At its last meeting, the U of M Graduate Students’ Association (UMGSA) passed a motion that will subsidize bus passes for up to 500 graduate students for the fall semester.
Since the pandemic, the fall U-Pass has been cancelled and students have had the option to instead buy a post-secondary pass from Winnipeg Transit.
The association plans to use up to $39,000 from the conference grant budget line to provide subsidies for students who have bought or plan to buy the transit pass in order to bridge the gap between $200, the price of what the negotiated rate of the U-Pass was, and the $278 cost of the city’s post-secondary pass.
“The U-Pass is a very basic thing that the students need for their day-to-day transportation,” said UMGSA president Silvia Sekander.

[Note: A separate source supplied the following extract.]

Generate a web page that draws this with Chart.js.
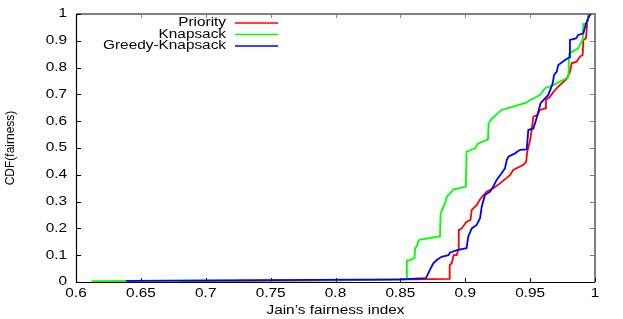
<!DOCTYPE html>
<html>
<head>
<meta charset="utf-8">
<script src="https://cdn.jsdelivr.net/npm/chart.js@4.4.0/dist/chart.umd.min.js"></script>
<style>
  html, body { margin: 0; padding: 0; background: #fff; }
  #wrap { width: 623px; height: 319px; }
</style>
</head>
<body>
<div id="wrap"><canvas id="cdfChart" width="623" height="319"></canvas></div>
<script>
// tick labels
var xTicks = [0.6, 0.65, 0.7, 0.75, 0.8, 0.85, 0.9, 0.95, 1];
var yTicks = [0, 0.1, 0.2, 0.3, 0.4, 0.5, 0.6, 0.7, 0.8, 0.9, 1];

// series names
var seriesNames = ['Priority', 'Knapsack', 'Greedy-Knapsack'];

// Priority (red)
var priorityX = [0.68, 0.80, 0.8875, 0.888, 0.8896, 0.891, 0.8934, 0.8946, 0.895, 0.8973, 0.901, 0.904, 0.905, 0.9088, 0.9114, 0.9165, 0.9216, 0.9268, 0.9345, 0.937, 0.9448, 0.947, 0.9478, 0.950, 0.9512, 0.9525, 0.9556, 0.9576, 0.9615, 0.9622, 0.9653, 0.968, 0.9717, 0.9756, 0.978, 0.9807, 0.982, 0.9858, 0.9884, 0.9905, 0.991, 0.993, 0.994, 0.9948, 0.995];
var priorityY = [0.003, 0.006, 0.012, 0.063, 0.07, 0.10, 0.10, 0.12, 0.194, 0.20, 0.225, 0.231, 0.269, 0.287, 0.309, 0.337, 0.35, 0.368, 0.399, 0.418, 0.437, 0.449, 0.486, 0.530, 0.567, 0.617, 0.623, 0.642, 0.648, 0.679, 0.691, 0.710, 0.729, 0.747, 0.757, 0.785, 0.816, 0.822, 0.841, 0.847, 0.903, 0.909, 0.965, 0.996, 1.0];

// Knapsack (green)
var knapsackX = [0.612, 0.70, 0.80, 0.8545, 0.855, 0.8575, 0.861, 0.8613, 0.8626, 0.8644, 0.8664, 0.8805, 0.881, 0.8844, 0.8857, 0.8883, 0.891, 0.9005, 0.901, 0.9075, 0.910, 0.9175, 0.918, 0.920, 0.928, 0.935, 0.947, 0.950, 0.9576, 0.9615, 0.968, 0.978, 0.9795, 0.980, 0.987, 0.9905, 0.991, 0.9936, 0.9945, 0.996];
var knapsackY = [0.003, 0.005, 0.007, 0.01, 0.08, 0.082, 0.09, 0.126, 0.132, 0.157, 0.159, 0.170, 0.256, 0.294, 0.318, 0.331, 0.346, 0.356, 0.486, 0.499, 0.517, 0.532, 0.592, 0.607, 0.642, 0.652, 0.669, 0.679, 0.698, 0.723, 0.735, 0.760, 0.765, 0.853, 0.872, 0.903, 0.963, 0.963, 0.984, 1.0];

// Greedy-Knapsack (blue)
var greedyX = [0.6385, 0.75, 0.85, 0.8697, 0.8715, 0.874, 0.8754, 0.878, 0.8818, 0.887, 0.8882, 0.8934, 0.901, 0.9023, 0.905, 0.9088, 0.9114, 0.9127, 0.9152, 0.9191, 0.9216, 0.9242, 0.928, 0.9306, 0.932, 0.9333, 0.9383, 0.9422, 0.9474, 0.9486, 0.9525, 0.9545, 0.9581, 0.9615, 0.964, 0.9674, 0.9684, 0.9705, 0.9717, 0.9769, 0.9802, 0.9807, 0.9853, 0.9871, 0.991, 0.993, 0.9948, 0.9961, 0.997];
var greedyY = [0.004, 0.007, 0.01, 0.014, 0.032, 0.057, 0.07, 0.082, 0.094, 0.10, 0.109, 0.119, 0.126, 0.169, 0.20, 0.213, 0.238, 0.281, 0.325, 0.337, 0.356, 0.381, 0.406, 0.424, 0.455, 0.468, 0.48, 0.493, 0.495, 0.567, 0.573, 0.604, 0.667, 0.685, 0.698, 0.741, 0.772, 0.785, 0.810, 0.828, 0.838, 0.903, 0.909, 0.922, 0.928, 0.963, 0.984, 0.996, 1.0];

var colors = ['#ff0000', '#00ff00', '#0000ff'];

function pts(xs, ys) {
    return xs.map(function(x, i){ return {x: x, y: ys[i]}; });
}

var FONT = '12px "Liberation Sans", Arial, Helvetica, sans-serif';
var STRETCH = 1.28;

function stretchText(ctx, text, x, y, align) {
    ctx.save();
    ctx.translate(x, y);
    ctx.scale(STRETCH, 1);
    ctx.textAlign = align;
    ctx.textBaseline = 'middle';
    ctx.fillText(text, 0, 0);
    ctx.restore();
}

// gnuplot style frame: black left/bottom, grey top/right, inward ticks
var framePlugin = {
    id: 'frame',
    beforeDatasetsDraw: function(chart) {
        var ctx = chart.ctx, a = chart.chartArea;
        var xs = chart.scales.x, ys = chart.scales.y;
        ctx.save();
        ctx.lineCap = 'butt';
        // grey top/right
        ctx.strokeStyle = '#808080';
        ctx.lineWidth = 2;
        ctx.beginPath();
        ctx.moveTo(a.left, a.top); ctx.lineTo(a.right, a.top); ctx.lineTo(a.right, a.bottom);
        ctx.stroke();
        ctx.lineWidth = 1;
        xTicks.forEach(function(v){
            var px = Math.round(xs.getPixelForValue(v)) + 0.5;
            ctx.beginPath(); ctx.moveTo(px, a.top); ctx.lineTo(px, a.top + 4); ctx.stroke();
        });
        yTicks.forEach(function(v){
            var py = Math.round(ys.getPixelForValue(v)) + 0.5;
            ctx.beginPath(); ctx.moveTo(a.right, py); ctx.lineTo(a.right - 5, py); ctx.stroke();
        });
        // black left/bottom
        ctx.strokeStyle = '#000';
        ctx.lineWidth = 1.2;
        ctx.beginPath();
        ctx.moveTo(a.left + 0.5, a.top); ctx.lineTo(a.left + 0.5, a.bottom + 0.5); ctx.lineTo(a.right, a.bottom + 0.5);
        ctx.stroke();
        ctx.lineWidth = 1;
        xTicks.forEach(function(v){
            var px = Math.round(xs.getPixelForValue(v)) + 0.5;
            ctx.beginPath(); ctx.moveTo(px, a.bottom); ctx.lineTo(px, a.bottom - 4); ctx.stroke();
        });
        yTicks.forEach(function(v){
            var py = Math.round(ys.getPixelForValue(v)) + 0.5;
            ctx.beginPath(); ctx.moveTo(a.left, py); ctx.lineTo(a.left + 5, py); ctx.stroke();
        });
        ctx.restore();
    },
    afterDraw: function(chart) {
        var ctx = chart.ctx, a = chart.chartArea;
        var xs = chart.scales.x, ys = chart.scales.y;
        ctx.save();
        ctx.fillStyle = '#000';
        ctx.font = FONT;
        xTicks.forEach(function(v){
            stretchText(ctx, String(v), xs.getPixelForValue(v), a.bottom + 12, 'center');
        });
        yTicks.forEach(function(v){
            stretchText(ctx, String(v), a.left - 9, ys.getPixelForValue(v), 'right');
        });
        // axis titles
        stretchText(ctx, 'Jain\u2019s fairness index', (a.left + a.right) / 2, 311, 'center');
        ctx.save();
        ctx.translate(11, (a.top + a.bottom) / 2);
        ctx.rotate(-Math.PI / 2);
        ctx.textAlign = 'center';
        ctx.textBaseline = 'middle';
        ctx.fillText('CDF(fairness)', 0, 0);
        ctx.restore();
        // key
        seriesNames.forEach(function(name, i){
            var y = 23 + i * 11.5;
            stretchText(ctx, name, 226, y, 'right');
            ctx.strokeStyle = colors[i];
            ctx.lineWidth = 1.5;
            ctx.beginPath(); ctx.moveTo(235, y); ctx.lineTo(278, y); ctx.stroke();
        });
        ctx.restore();
    }
};

var ctx = document.getElementById('cdfChart').getContext('2d');
var chart = new Chart(ctx, {
    type: 'line',
    data: {
        datasets: [{
            label: seriesNames[0],
            data: pts(priorityX, priorityY),
            borderColor: colors[0],
            order: 3
        }, {
            label: seriesNames[1],
            data: pts(knapsackX, knapsackY),
            borderColor: colors[1],
            order: 2
        }, {
            label: seriesNames[2],
            data: pts(greedyX, greedyY),
            borderColor: colors[2],
            order: 1
        }]
    },
    options: {
        responsive: false,
        animation: false,
        layout: { padding: { left: 0, right: 28, top: 14, bottom: 0 } },
        elements: {
            line: { borderWidth: 1.8, tension: 0, fill: false },
            point: { radius: 0 }
        },
        plugins: { legend: { display: false }, tooltip: { enabled: false } },
        scales: {
            x: {
                type: 'linear',
                min: 0.6, max: 1,
                grid: { display: false },
                border: { display: false },
                ticks: { display: false, stepSize: 0.05 },
                afterFit: function(s){ s.height = 37; }
            },
            y: {
                min: 0, max: 1,
                grid: { display: false },
                border: { display: false },
                ticks: { display: false, stepSize: 0.1 },
                afterFit: function(s){ s.width = 76; }
            }
        }
    },
    plugins: [framePlugin]
});
</script>
</body>
</html>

When looking at what could be the cheapest possible option for students this year, Sekander said giving students the $78 subsidy would relieve some of the burdens that graduate students are already facing with the pandemic.
Combined with the collaboration with the faculty of graduate studies, who plans to match the monetary amount that the UMGSA is giving, Sekander said the subsidy could help up to 1,000 graduate students, about one-third of the grad student population at U of M.
Sekander believes there will be a lower number of applicants than there would have been in a typical year because many graduate students, both domestic and international, are doing their research remotely.
The association is still in the process of drafting the forms, but the plan is to provide, over an application period, a form that students can complete. Priority will be given to students facing financial hardships and who use public transportation for in-person academic purposes like lab work.
In order to receive the subsidy, applicants must be able to prove they have purchased or are planning to purchase the Winnipeg Transit post-secondary pass, because the purpose is to bring the costs back down to what a student would have paid had the U-Pass been available.
This subsidy only applies to the fall semester.
Sekander said the association is unsure of what the solution could be in the winter term, but “definitely, we will try to help our students as [much] as we can.”